CDL Driver Disqualification

Driver Disqualification: Overview

The  CDL requirements set forth certain disqualifying events for a CDL driver. While the regulations are interpreted by the USDOT to mean that only the FMCSA or the State or jurisdiction that issued a CDL may disqualify a driver, this does not mean that a motor carrier with knowledge that a driver has, for example, been cited with DUI while driving a truck is free to ignore that fact.
There are prescribed periods of disqualification for certain types of offenses, and a motor carrier who returns a driver to service after a period of disqualification arguably has a duty to monitor that driver more closely. Knowledge of the disqualifying events defined in the regulations may prompt questions for the motor carrier representative during deposition for which he has not been prepared, and counsel may wish to have him agree that the motor carrier will take a driver off the road once it learns of a serious charge, though it has not been put on notice of a formal conviction.

Disqualification of Drivers

1. A motor carrier must not from “knowingly” allow a disqualified driver to operate a CMV.
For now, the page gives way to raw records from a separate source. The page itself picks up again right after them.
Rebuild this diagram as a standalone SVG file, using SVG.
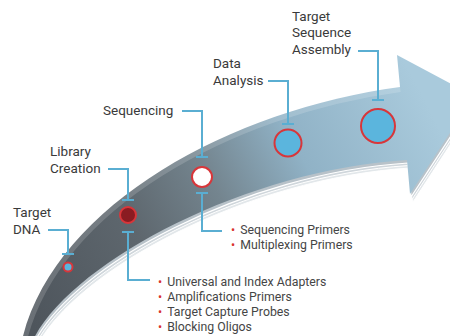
<svg xmlns="http://www.w3.org/2000/svg" width="450" height="336" viewBox="0 0 450 336">
  <defs>
    <linearGradient id="bandGrad" gradientUnits="userSpaceOnUse" x1="30" y1="320" x2="430" y2="110">
      <stop offset="0" stop-color="#4e555c"/>
      <stop offset="0.3" stop-color="#5e676e"/>
      <stop offset="0.5" stop-color="#74858f"/>
      <stop offset="0.7" stop-color="#90b2c6"/>
      <stop offset="1" stop-color="#a9cadc"/>
    </linearGradient>
    <path id="arrowShape" d="M22,340 C55,205 230,110 400,87 L397,55 L474,96 L410,194 L407,160 C245,170 72,262 33,340 Z"/>
    <style>
      .lbl { font-family: Roboto, "Liberation Sans", sans-serif; font-size: 13.5px; fill: #3a3a3a; }
      .itm { font-family: Roboto, "Liberation Sans", sans-serif; font-size: 12.3px; fill: #454545; }
      .bul { fill: #d8322e; }
      .con { fill: none; stroke: #5aaed2; stroke-width: 2; }
      .ring { stroke: #d8363a; stroke-width: 2; }
    </style>
  </defs>

  <rect width="450" height="336" fill="#ffffff"/>

  <g id="arrow">
    <use href="#arrowShape" transform="translate(3,8)" fill="#e2e7ea" stroke="#ffffff" stroke-width="1"/>
    <use href="#arrowShape" transform="translate(2,5.5)" fill="#cfd6db" stroke="#ffffff" stroke-width="1"/>
    <use href="#arrowShape" transform="translate(1,3)" fill="#b8c2c9" stroke="#ffffff" stroke-width="1.2"/>
    <use href="#arrowShape" fill="url(#bandGrad)"/>
    <path d="M22,340 C55,205 230,110 400,87" fill="none" stroke="#ffffff" stroke-opacity="0.16" stroke-width="10"/>
  </g>

  <g id="connectors">
    <path class="con" d="M48,230 H68 V254 M62,254 H74"/>
    <path class="con" d="M108,169 H128 V200 M122,200 H134"/>
    <path class="con" d="M122,232 H134 M128,232 V280 H150"/>
    <path class="con" d="M182,111 H202 V157 M196,157 H208"/>
    <path class="con" d="M196,193 H208 M202,193 V231 H222"/>
    <path class="con" d="M268,81 H288 V124 M282,124 H294"/>
    <path class="con" d="M358,51 H378 V100 M372,100 H384"/>
  </g>

  <g id="target-dna">
    <circle class="ring" cx="68" cy="267" r="4.5" fill="#5bb5dd"/>
    <text class="lbl"><tspan x="13" y="217">Target</tspan><tspan x="13" y="233.5">DNA</tspan></text>
  </g>

  <g id="library-creation">
    <circle class="ring" cx="128" cy="215" r="8" fill="#8a1c22"/>
    <text class="lbl"><tspan x="50" y="156">Library</tspan><tspan x="50" y="173">Creation</tspan></text>
  </g>

  <g id="sequencing">
    <circle class="ring" cx="202" cy="177" r="10" fill="#ffffff"/>
    <text class="lbl" x="103" y="115">Sequencing</text>
  </g>

  <g id="data-analysis">
    <circle class="ring" cx="288" cy="143" r="13.5" fill="#5bb5dd"/>
    <text class="lbl"><tspan x="213" y="68">Data</tspan><tspan x="213" y="85">Analysis</tspan></text>
  </g>

  <g id="target-sequence-assembly">
    <circle class="ring" cx="378" cy="126" r="17" fill="#5bb5dd"/>
    <text class="lbl"><tspan x="292" y="20.5">Target</tspan><tspan x="292" y="37.2">Sequence</tspan><tspan x="292" y="54">Assembly</tspan></text>
  </g>

  <g id="sequencing-items">
    <text class="itm"><tspan class="bul" x="231" y="234">•</tspan><tspan dx="5">Sequencing Primers</tspan><tspan class="bul" x="231" y="249">•</tspan><tspan dx="5">Multiplexing Primers</tspan></text>
  </g>

  <g id="library-items">
    <text class="itm"><tspan class="bul" x="158" y="286">•</tspan><tspan dx="5">Universal and Index Adapters</tspan><tspan class="bul" x="158" y="301">•</tspan><tspan dx="5">Amplifications Primers</tspan><tspan class="bul" x="158" y="316">•</tspan><tspan dx="5">Target Capture Probes</tspan><tspan class="bul" x="158" y="331">•</tspan><tspan dx="5">Blocking Oligos</tspan></text>
  </g>
</svg>
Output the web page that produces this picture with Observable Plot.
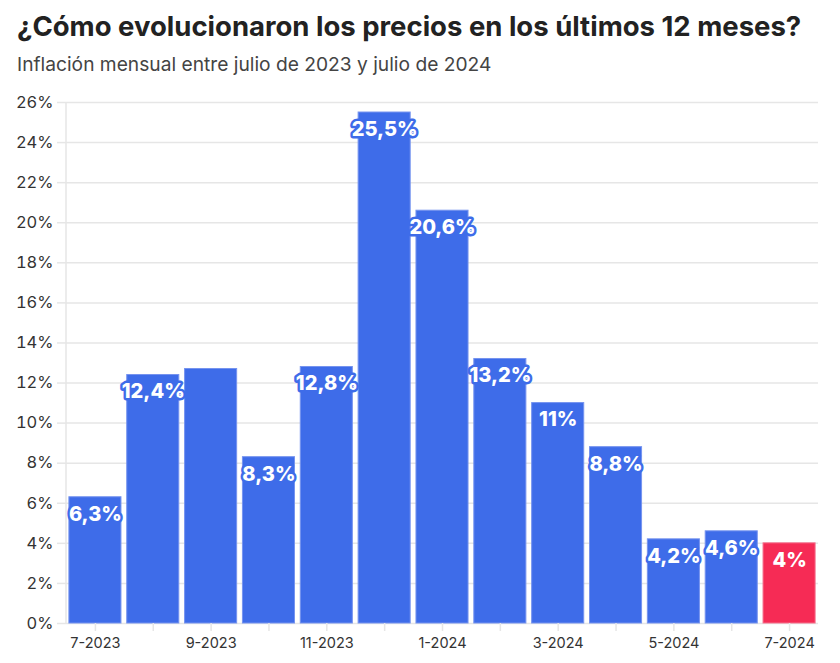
<!DOCTYPE html>
<html>
<head>
<meta charset="utf-8">
<script src="https://cdn.jsdelivr.net/npm/d3@7"></script>
<script src="https://cdn.jsdelivr.net/npm/@observablehq/plot@0.6"></script>
<style>
  html, body { margin: 0; padding: 0; background: #fff; }
  body { width: 840px; height: 663px; overflow: hidden; font-family: Inter, "Noto Sans", sans-serif; }
  #title { position: absolute; left: 17px; top: 9px; font-size: 27.5px; font-weight: 700; color: #222; white-space: nowrap; }
  #subtitle { position: absolute; left: 17px; top: 52px; font-size: 19.2px; color: #444; white-space: nowrap; }
  #chart { position: absolute; left: 0; top: 85px; }
</style>
</head>
<body>
<div id="title">¿Cómo evolucionaron los precios en los últimos 12 meses?</div>
<div id="subtitle">Inflación mensual entre julio de 2023 y julio de 2024</div>
<div id="chart"></div>
<script>
const months = ["7-2023","8-2023","9-2023","10-2023","11-2023","12-2023","1-2024","2-2024","3-2024","4-2024","5-2024","6-2024","7-2024"];
const values = [6.3, 12.4, 12.7, 8.3, 12.8, 25.5, 20.6, 13.2, 11, 8.8, 4.2, 4.6, 4];
const labels = ["6,3%","12,4%","","8,3%","12,8%","25,5%","20,6%","13,2%","11%","8,8%","4,2%","4,6%","4%"];
const highlight = "7-2024";
const yTicks = [0,2,4,6,8,10,12,14,16,18,20,22,24,26];

const BLUE = "#3e6ce9";
const RED = "#f62b55";

const data = months.map((m, i) => ({month: m, value: values[i], label: labels[i], color: m === highlight ? RED : BLUE}));

const chart = Plot.plot({
  width: 840,
  height: 578,
  marginTop: 17,
  marginBottom: 40,
  marginLeft: 66,
  marginRight: 22,
  style: {fontFamily: "Inter, 'Noto Sans', sans-serif", fontSize: "15px", color: "#333", background: "#fff"},
  x: {domain: months, paddingInner: 0.1, paddingOuter: 0.05, round: false, label: null},
  y: {domain: [0, 26], label: null},
  marks: [
    Plot.gridY(yTicks, {stroke: "#e6e6e6", strokeOpacity: 1, strokeWidth: 1.5}),
    Plot.axisY({ticks: yTicks, tickFormat: d => d + "%", tickSize: 9, stroke: "#e6e6e6", strokeWidth: 1.5, tickPadding: 4, fontSize: 16.5, fill: "#333", label: null}),
    Plot.barY(data, {x: "month", y: "value", fill: "color", stroke: d => d.color === RED ? "#f5708c" : "#7593ef", strokeWidth: 1}),
    Plot.axisX({tickSize: 8, stroke: "#e6e6e6", strokeWidth: 1.5, tickPadding: 6, fontSize: 14.5, fill: "#333", tickFormat: (d) => months.indexOf(d) % 2 === 0 ? d : "", label: null}),
    Plot.text(data.filter(d => d.label !== ""), {x: "month", y: "value", text: "label", dy: 17, fill: "white", stroke: "color", strokeWidth: 5, strokeLinejoin: "round", fontWeight: 800, fontSize: 20, lineAnchor: "middle"})
  ]
});
document.getElementById("chart").appendChild(chart);
const svg = d3.select(chart);
const yTop = 17, yBot = 578 - 40;
svg.insert("line", ":first-child").attr("x1", 66).attr("x2", 66).attr("y1", yTop).attr("y2", yBot).attr("stroke", "#e6e6e6").attr("stroke-width", 1.5);
</script>
</body>
</html>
2. A driver’s conviction for certain “major offenses” will result in disqualification, whether they are committed in a CMV or any motor vehicle. These include:
a. DUI;
b. leaving the scene of an accident, and;
c. the use of a vehicle in the commission of a felony.

3. Other “major offenses” only result in disqualification when committed in a CMV, and these include:
a. DUI of .04 or greater;
b. operating CMV while the driver’s CDL is revoked, suspended, or canceled, and;
c. causing a fatality with a CMV by negligence.

4. A driver’s conviction for certain “serious traffic offenses” will result in disqualification, whether they are committed while in a CMV or any motor vehicle. These include:
a. speeding of fifteen or more miles per hour,
b. reckless driving;
c. improper or erratic lane change;
d. following too closely, and;
e. violating a traffic control device in connection with a fatal accident.

5. Other “serious traffic offenses” only result in disqualification when they are committed in a CMV. These include:
a. driving a CMV without a CDL;
b. driving a CMV without a CDL in the driver’s possession, and;
c. driving a CMV without the proper class of CDL required for that vehicle/passengers/cargo.

6. There are various periods of suspension for first and subsequent major or serious offenses.

7. Certain convictions for railroad crossing violations will result in disqualification only when committed in a CMV, including:
a. failing to slow and check;
b. failing to stop where required to stop before crossing, and;
c. failing to obey a traffic control device or enforcement official at a crossing.

8. A driver will be disqualified if convicted of violating an out-of-service order while operating a CMV. The period of disqualification depends on whether or not hazardous substances were being carried at the time.

9. In each instance, the regulation states that the driver “must” be disqualified. The only exception is a driver who is cited for not having his CDL on his person who produces it to the authority which issued the citation by the court date. In that case, the driver is not considered guilty under the regulations.